Source code of charts:
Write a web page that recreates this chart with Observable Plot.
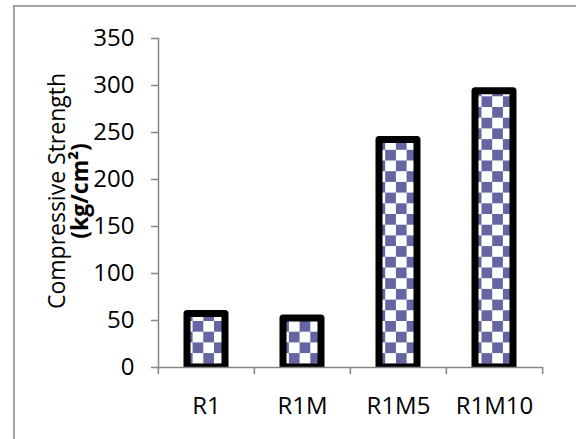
<!DOCTYPE html>
<html><head><meta charset="utf-8">
<script src="https://cdn.jsdelivr.net/npm/d3@7"></script>
<script src="https://cdn.jsdelivr.net/npm/@observablehq/plot@0.6"></script>
<style>
html,body{margin:0;padding:0;background:#fff;overflow:hidden;width:576px;height:439px}
#frame{position:absolute;left:13px;top:5px;width:700px;height:600px;border-left:2.5px solid #a3a3a3;border-top:2.5px solid #a3a3a3;}
#chart{position:absolute;left:0;top:0}
</style></head><body>
<div id="frame"></div><div id="chart"></div>
<script>
const categories = ["R1", "R1M", "R1M5", "R1M10"];
const strength = [57, 52, 242, 294];
const yTicks = [0, 50, 100, 150, 200, 250, 300, 350];
const titleLine1 = "Compressive Strength";
const titleLine2 = "(kg/cm²)";

const data = categories.map((c, i) => ({category: c, value: strength[i]}));
const W = 576, H = 439, mL = 158, mR = 33, mT = 38, mB = 72;
const step = (W - mL - mR) / categories.length;
const axisColor = "#868686";

const defs = () => {
  const ns = "http://www.w3.org/2000/svg";
  const g = document.createElementNS(ns, "defs");
  g.innerHTML = `<pattern id="checker" patternUnits="userSpaceOnUse" width="21.4" height="21.4">
    <rect width="21.4" height="21.4" fill="#ffffff"/>
    <rect width="10.7" height="10.7" fill="#6565a2"/>
    <rect x="10.7" y="10.7" width="10.7" height="10.7" fill="#6565a2"/>
  </pattern>`;
  return g;
};

const chart = Plot.plot({
  width: W, height: H,
  marginLeft: mL, marginRight: mR, marginTop: mT, marginBottom: mB,
  style: {fontFamily: "'Open Sans', sans-serif", background: "transparent", color: "#000"},
  x: {domain: categories, paddingInner: 0.6, paddingOuter: 0.3, label: null},
  y: {domain: [0, 350], label: null},
  marks: [
    defs,
    Plot.barY(data, {x: "category", y: "value", fill: "url(#checker)", stroke: "#000", strokeWidth: 7, strokeLinejoin: "round", clip: true}),
    Plot.ruleY([0], {stroke: axisColor, strokeWidth: 1.5}),
    Plot.frame({anchor: "left", stroke: axisColor, strokeWidth: 1.5}),
    Plot.axisY(yTicks, {tickSize: 7, tickPadding: 17, fontSize: 24, stroke: axisColor, strokeWidth: 1.5, fill: "#000", strokeOpacity: 1}),
    Plot.axisX({tickSize: 7, text: null, dx: -step / 2, stroke: axisColor, strokeWidth: 1.5, strokeOpacity: 1}),
    Plot.axisX([categories[categories.length - 1]], {tickSize: 7, text: null, dx: step / 2, stroke: axisColor, strokeWidth: 1.5, strokeOpacity: 1}),
    Plot.axisX({tickSize: 0, tickPadding: 29, fontSize: 24, fill: "#000"}),
    Plot.text([titleLine1], {text: d => d, frameAnchor: "left", rotate: -90, dx: -101, dy: -12, fontSize: 23, fill: "#000", textAnchor: "middle", lineAnchor: "middle"}),
    Plot.text([titleLine2], {text: d => d, frameAnchor: "left", rotate: -90, dx: -78, dy: -12, fontSize: 23, fontWeight: "bold", fill: "#000", textAnchor: "middle", lineAnchor: "middle"})
  ]
});
document.getElementById("chart").appendChild(chart);
</script>
</body></html>
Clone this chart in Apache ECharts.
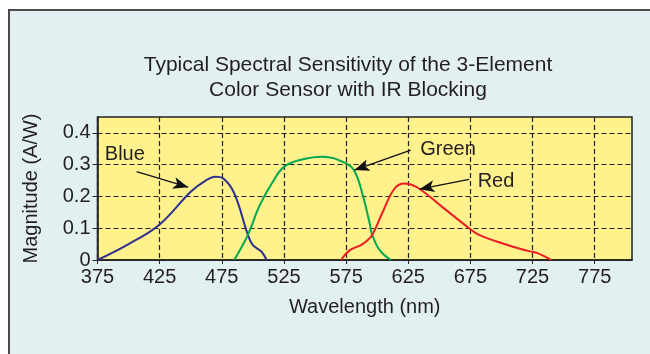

• **WORK INSTRUCTIONS**
Leave the pictures out and reproduce each record exactly as written.

• **RESPONSE TO THE TASK**
Write a web page that recreates this chart with Observable Plot.
<!DOCTYPE html>
<html><head><meta charset="utf-8">
<script src="https://cdn.jsdelivr.net/npm/d3@7"></script>
<script src="https://cdn.jsdelivr.net/npm/@observablehq/plot@0.6"></script>
<style>
html,body{margin:0;padding:0;background:#fff;overflow:hidden;width:576px;height:439px}
#frame{position:absolute;left:13px;top:5px;width:700px;height:600px;border-left:2.5px solid #a3a3a3;border-top:2.5px solid #a3a3a3;}
#chart{position:absolute;left:0;top:0}
</style></head><body>
<div id="frame"></div><div id="chart"></div>
<script>
const categories = ["R1", "R1M", "R1M5", "R1M10"];
const strength = [57, 52, 242, 294];
const yTicks = [0, 50, 100, 150, 200, 250, 300, 350];
const titleLine1 = "Compressive Strength";
const titleLine2 = "(kg/cm²)";

const data = categories.map((c, i) => ({category: c, value: strength[i]}));
const W = 576, H = 439, mL = 158, mR = 33, mT = 38, mB = 72;
const step = (W - mL - mR) / categories.length;
const axisColor = "#868686";

const defs = () => {
  const ns = "http://www.w3.org/2000/svg";
  const g = document.createElementNS(ns, "defs");
  g.innerHTML = `<pattern id="checker" patternUnits="userSpaceOnUse" width="21.4" height="21.4">
    <rect width="21.4" height="21.4" fill="#ffffff"/>
    <rect width="10.7" height="10.7" fill="#6565a2"/>
    <rect x="10.7" y="10.7" width="10.7" height="10.7" fill="#6565a2"/>
  </pattern>`;
  return g;
};

const chart = Plot.plot({
  width: W, height: H,
  marginLeft: mL, marginRight: mR, marginTop: mT, marginBottom: mB,
  style: {fontFamily: "'Open Sans', sans-serif", background: "transparent", color: "#000"},
  x: {domain: categories, paddingInner: 0.6, paddingOuter: 0.3, label: null},
  y: {domain: [0, 350], label: null},
  marks: [
    defs,
    Plot.barY(data, {x: "category", y: "value", fill: "url(#checker)", stroke: "#000", strokeWidth: 7, strokeLinejoin: "round", clip: true}),
    Plot.ruleY([0], {stroke: axisColor, strokeWidth: 1.5}),
    Plot.frame({anchor: "left", stroke: axisColor, strokeWidth: 1.5}),
    Plot.axisY(yTicks, {tickSize: 7, tickPadding: 17, fontSize: 24, stroke: axisColor, strokeWidth: 1.5, fill: "#000", strokeOpacity: 1}),
    Plot.axisX({tickSize: 7, text: null, dx: -step / 2, stroke: axisColor, strokeWidth: 1.5, strokeOpacity: 1}),
    Plot.axisX([categories[categories.length - 1]], {tickSize: 7, text: null, dx: step / 2, stroke: axisColor, strokeWidth: 1.5, strokeOpacity: 1}),
    Plot.axisX({tickSize: 0, tickPadding: 29, fontSize: 24, fill: "#000"}),
    Plot.text([titleLine1], {text: d => d, frameAnchor: "left", rotate: -90, dx: -101, dy: -12, fontSize: 23, fill: "#000", textAnchor: "middle", lineAnchor: "middle"}),
    Plot.text([titleLine2], {text: d => d, frameAnchor: "left", rotate: -90, dx: -78, dy: -12, fontSize: 23, fontWeight: "bold", fill: "#000", textAnchor: "middle", lineAnchor: "middle"})
  ]
});
document.getElementById("chart").appendChild(chart);
</script>
</body></html>
Clone this chart in Apache ECharts.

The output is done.